EU’s Tariff Change Effect
Tesla’s expansion in Europe gets a boost as the European Union lowers tariffs on its China-made electric vehicles from an initial 20.8% to 9%, and further to 7.8%. These reduced import costs enhance Tesla’s ability to offer competitive pricing, which could help it reclaim market share in key regions like Germany and France, where sales had been declining.
In comparison, BYD’s tariff remains at 17%, and Geely’s was slightly adjusted to 18.8% from 19.3%. Tesla’s advantage becomes even more evident with SAIC and other non-cooperative Chinese companies facing 35.3% tariffs, down from the initially proposed 36.3%.
This tariff adjustment reflects the EU’s nuanced approach to balancing trade policies amid competition concerns. While Tesla benefits from reduced costs, many Chinese competitors are set to struggle with higher tariffs, making their vehicles less attractive to European buyers.
As these levies, including the 10% standard duty on Chinese imports, could last five years, Tesla’s ability to lower prices and streamline operations through its Berlin Gigafactory may position it for long-term growth in Europe’s EV market.

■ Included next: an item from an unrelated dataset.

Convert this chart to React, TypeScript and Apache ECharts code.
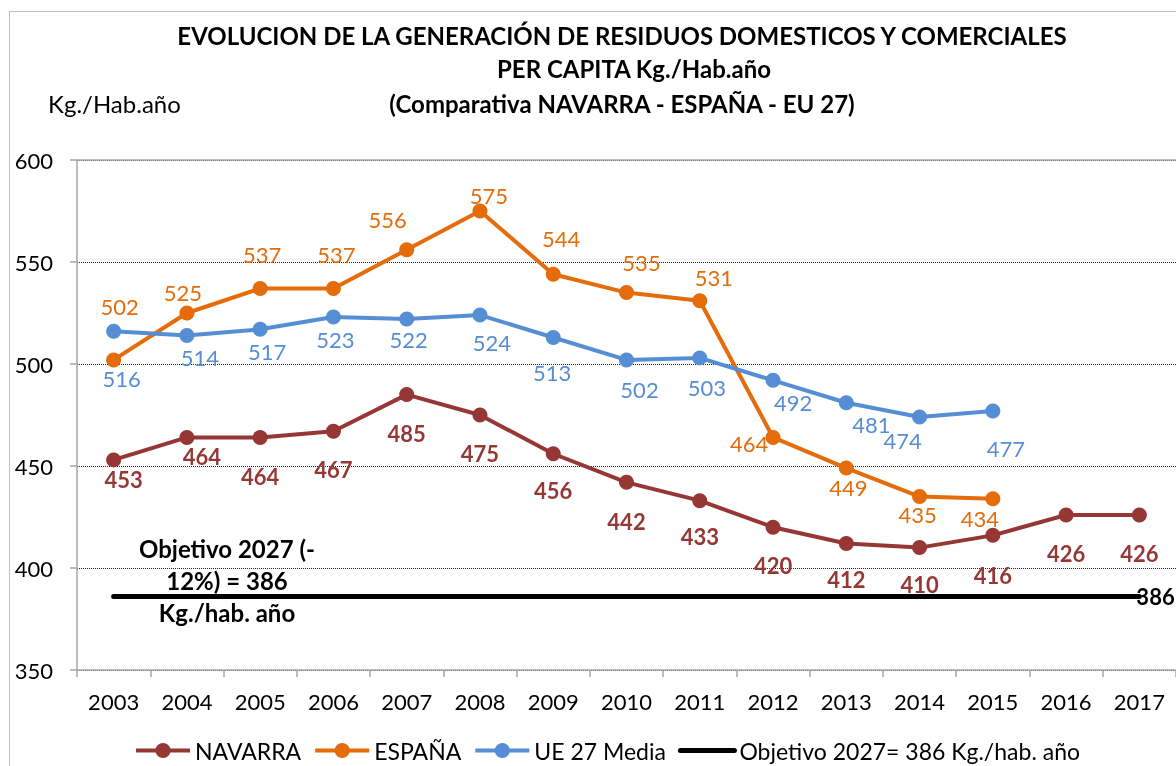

What does the Future hold After Tesla Berlin Plant Expansion?
With these developments, Tesla is positioning itself as a leader in the European EV market, ensuring its relevance in a region increasingly focused on sustainability and green transportation.
The Tesla Berlin plant expansion aligns with its broader goals, as exemplified by the successful recent launch of SpaceX’s Flight 5. Both achievements reflect Elon Musk’s capacity to advance ambitious projects across sectors, reinforcing his influence on global innovation and mobility trends.
These initiatives underscore Tesla’s long-term strategy to lead Europe’s shift toward electric vehicles and renewable technologies, solidifying its role in the global automotive landscape.